Following WWII, drinking proper booze was back in fashion, and the Temperance movement had lost popularity. The firm of Convoys which handled foodstuffs, fresh & dried fruits and general goods, took over the site. Today the site is owned by Tesco (who also own Pyestock's site). Ironic, because next door is a Sainsburys supermarket. For non-Brits, Sainsburys and Tesco are bitter rivals. Abridged from Information supplied in response to my request to Hammersmith & Fulham Archives.
Original Kops Invoice to Tasmania (along with a Freight Note) , showing their global reach (source:Ebay auction)
A shot of the product (Source:Ebay auction)
I'd passed this site many times while whizzing over Wandsworth Bridge from Fulham, it sticks out like a sore thumb from the buildings around it.

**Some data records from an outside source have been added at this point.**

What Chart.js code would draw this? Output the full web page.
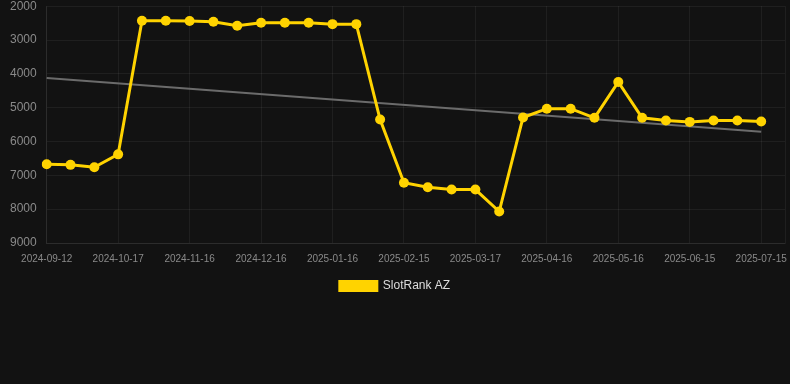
<!DOCTYPE html>
<html>
<head>
<meta charset="utf-8">
<script src="https://cdn.jsdelivr.net/npm/chart.js@4.4.1/dist/chart.umd.min.js"></script>
<style>
  html, body { margin: 0; padding: 0; background: #121212; overflow: hidden; }
  #wrap { position: relative; width: 790px; height: 313px; margin-top: -11px; }
</style>
</head>
<body>
<div id="wrap"><canvas id="rankChart"></canvas></div>
<script>
const dates = [
  '2024-09-12', '2024-09-24', '2024-10-05', '2024-10-17', '2024-10-27', '2024-11-06',
  '2024-11-16', '2024-11-26', '2024-12-06', '2024-12-16', '2024-12-26', '2025-01-05',
  '2025-01-16', '2025-01-26', '2025-02-05', '2025-02-15', '2025-02-25', '2025-03-07',
  '2025-03-17', '2025-03-27', '2025-04-06', '2025-04-16', '2025-04-26', '2025-05-06',
  '2025-05-16', '2025-05-26', '2025-06-05', '2025-06-15', '2025-06-25', '2025-07-05',
  '2025-07-15', '2025-07-25'
];

const rankAZ = [
  6670, 6690, 6760, 6380, 2430, 2430, 2440, 2460, 2580, 2490, 2490, 2490,
  2530, 2530, 5350, 7220, 7350, 7420, 7420, 8070, 5290, 5030, 5030, 5300,
  4240, 5300, 5380, 5420, 5380, 5380, 5410
];

// trend line: only the two ends
const trend = [4120, null, null, null, null, null, null, null, null, null, null, null,
  null, null, null, null, null, null, null, null, null, null, null, null,
  null, null, null, null, null, null, 5710];

const yTicks = [2000, 3000, 4000, 5000, 6000, 7000, 8000, 9000];

const font = 'Arial, "Liberation Sans", sans-serif';
const gold = '#FFD300';
const gridColor = 'rgba(255,255,255,0.06)';

new Chart(document.getElementById('rankChart'), {
  type: 'line',
  data: {
    labels: dates,
    datasets: [
      {
        label: 'SlotRank AZ',
        data: rankAZ,
        borderColor: gold,
        backgroundColor: gold,
        borderWidth: 3,
        tension: 0,
        pointRadius: 5,
        pointHoverRadius: 5,
        pointBackgroundColor: gold,
        pointBorderWidth: 0
      },
      {
        label: 'trend',
        data: trend,
        borderColor: '#6b6b6b',
        backgroundColor: '#6b6b6b',
        borderWidth: 2,
        pointRadius: 0,
        spanGaps: true,
        tension: 0
      }
    ]
  },
  options: {
    responsive: true,
    maintainAspectRatio: false,
    animation: false,
    layout: { padding: { left: 0, right: 0, top: 0 } },
    plugins: {
      tooltip: { enabled: false },
      legend: {
        position: 'bottom',
        labels: {
          color: '#dddddd',
          boxWidth: 37,
          boxHeight: 9,
          padding: 5,
          font: { family: font, size: 12 },
          filter: item => item.text !== 'trend'
        }
      }
    },
    scales: {
      x: {
        grid: { color: gridColor, drawTicks: false },
        border: { color: gridColor },
        afterFit: scale => { scale.paddingRight = 5; },
        ticks: {
          color: '#8a8a8a',
          font: { family: font, size: 10 },
          autoSkip: false,
          maxRotation: 0,
          padding: 10,
          callback: function (v, i) {
            if (i === dates.length - 1) return '';
            return (i % 3 === 0) ? dates[i] : null;
          }
        }
      },
      y: {
        reverse: true,
        min: yTicks[0],
        max: yTicks[yTicks.length - 1],
        grid: { color: gridColor, drawTicks: false },
        border: { color: gridColor },
        afterBuildTicks: axis => { axis.ticks = yTicks.map(v => ({ value: v })); },
        ticks: {
          color: '#8a8a8a',
          font: { family: font, size: 12 },
          padding: 10,
          callback: v => String(v)
        }
      }
    }
  }
});
</script>
</body>
</html>
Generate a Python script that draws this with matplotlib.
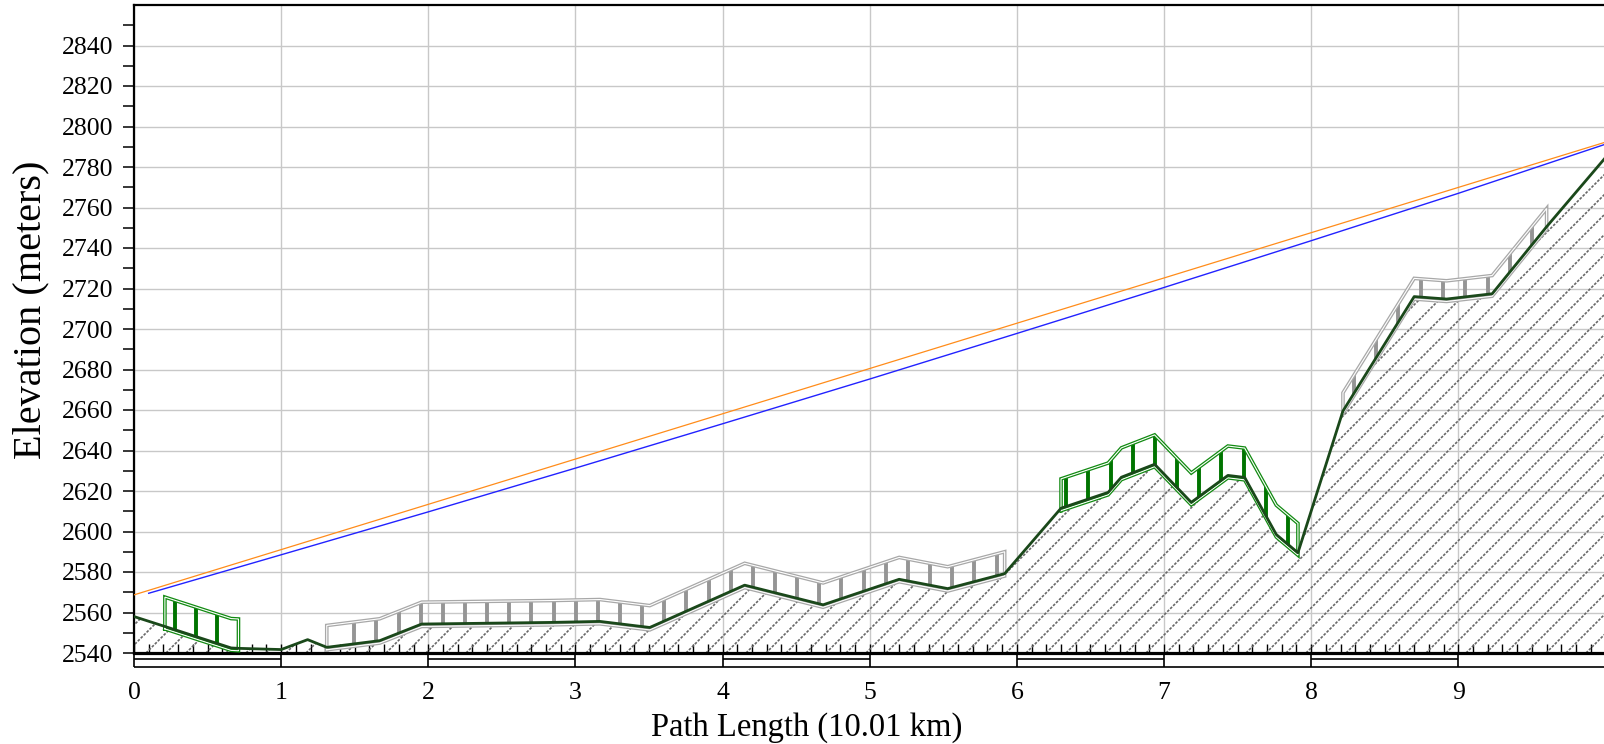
import numpy as np
import matplotlib
matplotlib.use("Agg")
import matplotlib.pyplot as plt
from matplotlib.collections import LineCollection
from matplotlib.patches import Polygon

plt.rcParams['font.family'] = ['Liberation Serif', 'DejaVu Serif']

# terrain profile (km, m)
dist = [0.0, 0.21, 0.66, 0.71, 1.00, 1.18, 1.31, 1.67, 1.955, 2.83, 3.166, 3.505,
        4.15, 4.683, 5.20, 5.53, 5.917, 6.30, 6.62, 6.71, 6.936, 7.185, 7.434,
        7.548, 7.763, 7.91, 8.216, 8.70, 8.92, 9.23, 9.60, 10.01]
elev = [2558.0, 2553.1, 2542.5, 2542.3, 2541.7, 2546.6, 2542.8, 2546.1, 2554.3,
        2555.1, 2555.6, 2552.6, 2573.5, 2563.8, 2576.4, 2571.8, 2579.2, 2611.5,
        2619.3, 2626.8, 2633.2, 2614.4, 2627.7, 2626.7, 2598.5, 2589.5, 2659.5,
        2716.0, 2714.8, 2717.4, 2750.5, 2785.5]

# clutter blocks: start km, end km, height m, first bar km, bar spacing km
clutter_start = [0.21, 1.31, 6.30, 8.216]
clutter_end = [0.71, 5.917, 7.91, 9.60]
clutter_height = [14.5, 10.8, 14.5, 9.0]
clutter_kind = ['forest', 'other', 'forest', 'other']
bar_first = [0.28, 1.497, 6.336, 8.29]
bar_step = [0.143, 0.1505, 0.1506, 0.1515]

# line of sight (orange) and radio path (blue)
los_x = [0.0, 10.01]
los_y = [2568.7, 2792.5]
ray_x = [0.1, 1, 2, 3, 4, 5, 6, 7, 8, 9, 10.01]
ray_y = [2569.5, 2588.5, 2609.7, 2631.3, 2653.2, 2675.3, 2697.8, 2720.5,
         2743.6, 2767.0, 2791.5]

km_ticks = [0, 1, 2, 3, 4, 5, 6, 7, 8, 9]

dist = np.array(dist)
elev = np.array(elev)

fig = plt.figure(figsize=(16.04, 7.44), dpi=100)
ax_l, ax_b, ax_w, ax_h = 134 / 1604, 91 / 744, 1 - 134 / 1604, 648 / 744
ax = fig.add_axes([ax_l, ax_b, ax_w, ax_h])
xmin, xmax, ymin, ymax = 0, 9.99, 2540, 2860
ax.set_xlim(xmin, xmax)
ax.set_ylim(ymin, ymax)

ax.set_axisbelow(True)
ax.grid(True, color='#c8c8c8', linewidth=1.0)

# terrain hatch: dashed 45 degree lines clipped to the ground
px_km = ax_w * 1604 / (xmax - xmin)
px_m = ax_h * 744 / (ymax - ymin)
slope = px_km / px_m
gap = 20.0 / px_km
segs = []
for c in np.arange(xmin - (ymax - ymin) / slope, 10.2, gap):
    segs.append([(c, ymin), (c + (ymax - ymin) / slope, ymax)])
ground = Polygon(np.column_stack([np.concatenate([dist, [dist[-1], dist[0]]]),
                                  np.concatenate([elev, [ymin, ymin]])]),
                 closed=True, facecolor='none', edgecolor='none')
ax.add_patch(ground)
hatch = LineCollection(segs, colors='#686868', linewidths=1.2,
                       linestyles=[(0, (1.6, 0.9))], zorder=1)
ax.add_collection(hatch)
hatch.set_clip_path(ground)

colors = {'forest': ('#118a11', '#007400'), 'other': ('#a8a8a8', '#959595')}
for x0, x1, h, kind, b0, step in zip(clutter_start, clutter_end, clutter_height,
                                     clutter_kind, bar_first, bar_step):
    edge_c, bar_c = colors[kind]
    m = (dist >= x0 - 1e-6) & (dist <= x1 + 1e-6)
    xs = dist[m]
    ys = elev[m]
    # vertical bars
    for xb in np.arange(b0, x1 - 0.02, step):
        yb = np.interp(xb, dist, elev)
        ax.plot([xb, xb], [yb - 1.0, yb + h], color=bar_c, lw=2.8,
                solid_capstyle='butt', zorder=3)
    # double outline
    ox = np.concatenate([[xs[0]], xs, [xs[-1]], xs[::-1], [xs[0]]])
    oy = np.concatenate([[ys[0] - 1.2], ys + h, [ys[-1] - 1.2], ys[::-1] - 1.2,
                         [ys[0] - 1.2]])
    ax.plot(ox, oy, color=edge_c, lw=2.6, zorder=4, solid_joinstyle='miter')
    ax.plot(ox, oy, color='white', lw=0.8, zorder=4.1, solid_joinstyle='miter')

# terrain line
ax.plot(dist, elev, color='#1a481a', lw=2.0, zorder=5)

ax.plot(los_x, los_y, color='#ff8c1a', lw=0.9, zorder=6)
ax.plot(ray_x, ray_y, color='#2222ff', lw=1.0, zorder=6)

# scale bar under the axis
bar_bot = 2533.1
bar_mid = 2536.9
ax.hlines(bar_bot, 0, 10.01, color='black', lw=1.2, clip_on=False)
for k in km_ticks + [10]:
    ax.vlines(k, bar_bot, 2540, color='black', lw=1.2, clip_on=False)
for k in km_ticks[::2]:
    ax.hlines(bar_mid, k, k + 1, color='black', lw=1.2, clip_on=False)

# spines
ax.spines['right'].set_visible(False)
ax.spines['left'].set_linewidth(1.6)
ax.spines['top'].set_linewidth(1.6)
ax.spines['bottom'].set_linewidth(2.3)

ax.set_yticks(np.arange(2540, 2841, 20))
ax.set_yticks(np.arange(2550, 2861, 20), minor=True)
ax.tick_params(axis='y', which='both', direction='out', length=8, width=1.1,
               labelsize=18.5, pad=7)
ax.set_xticks(km_ticks)
ax.set_xticks(np.arange(0.1, 9.99, 0.1), minor=True)
ax.tick_params(axis='x', which='both', direction='in', length=6.5, width=1.0,
               labelsize=18.5, pad=21)

fig.text(807 / 1604, 1 - 728 / 744, 'Path Length (10.01 km)', ha='center',
         va='center', fontsize=23.5)
fig.text(31 / 1604, 1 - 310 / 744, 'Elevation (meters)', ha='center',
         va='center', rotation=90, fontsize=29)

fig.savefig('out.png', dpi=100)
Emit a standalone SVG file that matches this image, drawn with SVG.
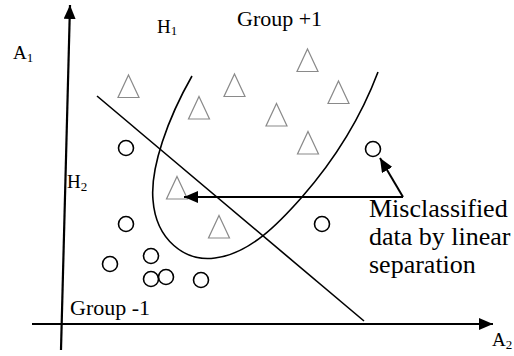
<svg xmlns="http://www.w3.org/2000/svg" width="514" height="356" viewBox="0 0 514 356">
<style>
  .t { font-family: "Liberation Serif", "Times New Roman", serif; fill: #000; }
  .tri { fill: none; stroke: #8a8a8a; stroke-width: 1.2; }
  .circ { fill: none; stroke: #000; stroke-width: 1.6; }
  .axis { stroke: #000; stroke-width: 2.2; fill: none; }
  .sep { stroke: #000; stroke-width: 1.6; fill: none; }
  .arrow { stroke: #000; stroke-width: 2; fill: none; }
</style>
<defs>
  <marker id="head" viewBox="0 0 14 12" refX="14" refY="6" markerWidth="14" markerHeight="12" markerUnits="userSpaceOnUse" orient="auto">
    <path d="M0,0 L14,6 L0,12 Z" fill="#000"/>
  </marker>
  <path id="triShape" d="M0,-11.5 L10.5,11 L-10.5,11 Z"/>
</defs>
<rect width="514" height="356" fill="#fff"/>

<g id="axes">
  <line class="axis" x1="61" y1="350" x2="70" y2="5" marker-end="url(#head)"/>
  <line class="axis" x1="32" y1="324" x2="493" y2="324" marker-end="url(#head)"/>
</g>

<g id="separators">
  <line id="H2-line" class="sep" x1="97" y1="96" x2="364" y2="321"/>
  <path id="H1-curve" class="sep" d="M192,76 C168,118 150,168 153,200 C156,240 185,262 215,258 C250,254 280,222 302,197 C330,165 358,125 378,72"/>
</g>

<g id="triangles">
  <g id="tri1"><use href="#triShape" class="tri" x="128.5" y="86.5"/></g>
  <g id="tri2"><use href="#triShape" class="tri" x="199" y="108"/></g>
  <g id="tri3"><use href="#triShape" class="tri" x="234.5" y="85.5"/></g>
  <g id="tri4"><use href="#triShape" class="tri" x="307.5" y="60.5"/></g>
  <g id="tri5"><use href="#triShape" class="tri" x="338.5" y="92.5"/></g>
  <g id="tri6"><use href="#triShape" class="tri" x="276.5" y="115"/></g>
  <g id="tri7"><use href="#triShape" class="tri" x="308" y="143"/></g>
  <g id="tri8"><use href="#triShape" class="tri" x="177" y="188"/></g>
  <g id="tri9"><use href="#triShape" class="tri" x="219" y="227"/></g>
</g>

<g id="circles">
  <g id="c1"><circle class="circ" cx="126" cy="148" r="7.5"/></g>
  <g id="c2"><circle class="circ" cx="373" cy="149" r="7.5"/></g>
  <g id="c3"><circle class="circ" cx="126" cy="224" r="7.5"/></g>
  <g id="c4"><circle class="circ" cx="110" cy="264" r="7.5"/></g>
  <g id="c5"><circle class="circ" cx="151" cy="256" r="7.5"/></g>
  <g id="c6"><circle class="circ" cx="151" cy="279" r="7.5"/></g>
  <g id="c7"><circle class="circ" cx="166" cy="277" r="7.5"/></g>
  <g id="c8"><circle class="circ" cx="201" cy="280" r="7.5"/></g>
  <g id="c9"><circle class="circ" cx="322" cy="224" r="7.5"/></g>
</g>

<g id="connectors">
  <path class="arrow" d="M403,197 L184,197" marker-end="url(#head)"/>
  <path class="arrow" d="M403,197 L380,158" marker-end="url(#head)"/>
</g>

<g id="labels">
  <text class="t" x="13" y="59" font-size="19">A<tspan font-size="13" dy="3">1</tspan></text>
  <text class="t" x="157" y="33" font-size="19">H<tspan font-size="13" dy="2">1</tspan></text>
  <text class="t" x="67" y="188" font-size="19">H<tspan font-size="13" dy="3">2</tspan></text>
  <text class="t" x="492" y="346" font-size="19">A<tspan font-size="13" dy="3">2</tspan></text>
  <text class="t" x="237" y="26" font-size="22">Group +1</text>
  <text class="t" x="70" y="315" font-size="22">Group -1</text>
  <text class="t" x="369" y="217" font-size="26">Misclassified</text>
  <text class="t" x="369" y="245" font-size="26">data by linear</text>
  <text class="t" x="369" y="273" font-size="26">separation</text>
</g>
</svg>
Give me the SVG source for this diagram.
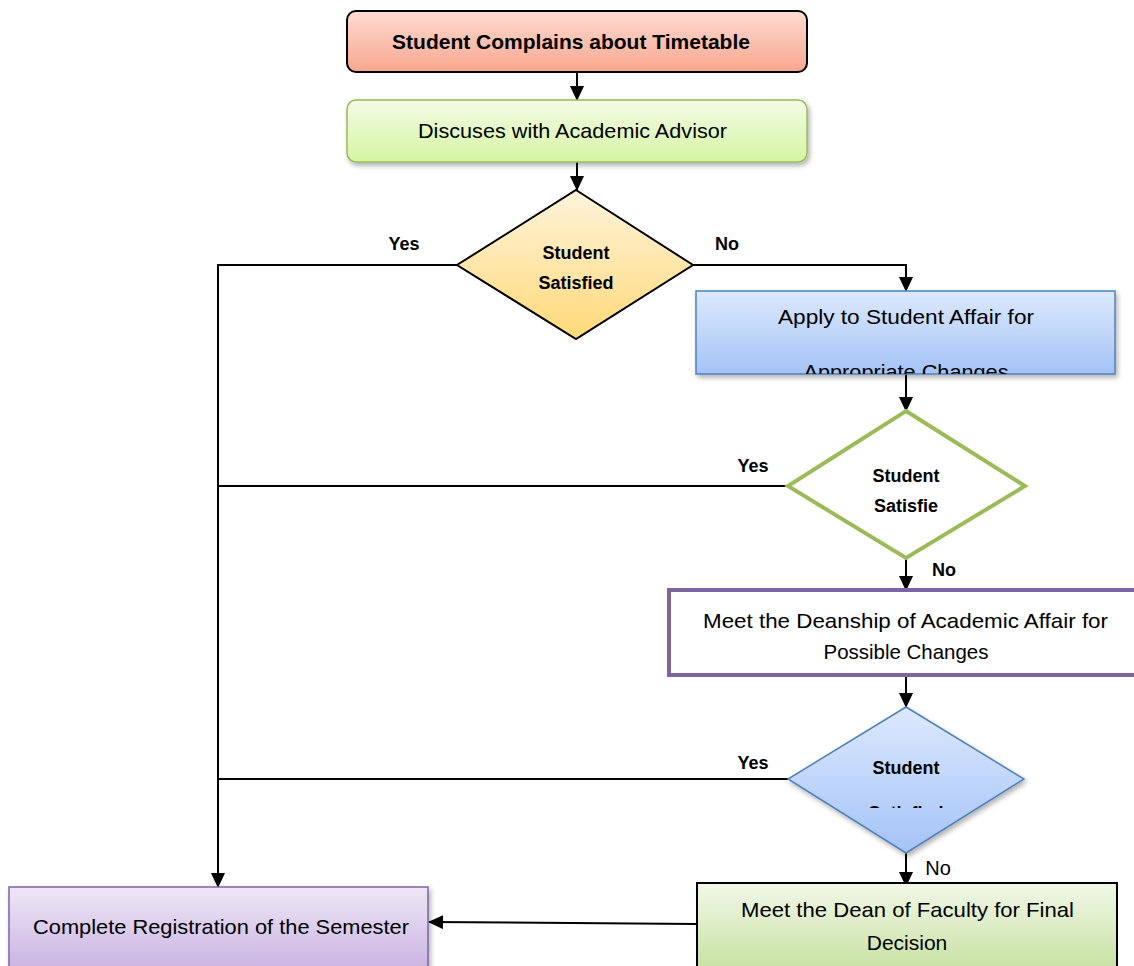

Knackered and graffiti strewn, slowly crumbling into the ground heading beyond redemption.
An ariel view of the site (source: bing.com)
And inside the buildings. Popular with graffiti artists practising their latest work.
Against a wall was a barely visible amongst the rest of the debris, set of stairs covered in crap and damp. It lead to a cellar area with conveyor rollers around the walls.
They came down this slope
And from inside this tunnel
Being by myself, and having read about junkies visiting here in a report by another explorer, I opted against exploring further down the above tunnel.
Back in the open, and I walked around the Eastern side of the site, which borders Sainsburys. Old girders sat exposed and slowly rusting through neglect.
The view from above along the walkway.
Inside the building here were large warehouse like storage areas.
An old mosaic still visible
I moved onto the front building. It's floor seemed pretty weak and dodgy. A concrete protrusion in the corner of the main room lead to some stairs down into the basement, underneath the somewhat precarious floor. I didn't linger too long. Water dripped through the porous ceiling. A similar set up to the other basement.
Up the stairs and more exposed metal girders, and hideous pigeon crap and tagging. I don't know which is worse, I suppose tagging doesn't have the noxious smell attached, it just offends the eyes.
I climbed the ladder on the left (above), and I was in the highest point of the building, where some wheels showed the remains of some kind of belt assembly.
I popped out for a look around the roof, climbing rusting ladders, and shinnying up roof supports. This overlooks the site's storage yards, and the weird cruise ship like buildings on the Southern side of the Thames.
And with that, it was time to leave. Not the greatest or by any stretch of the imagination the most difficult explore, but I felt worthwhile.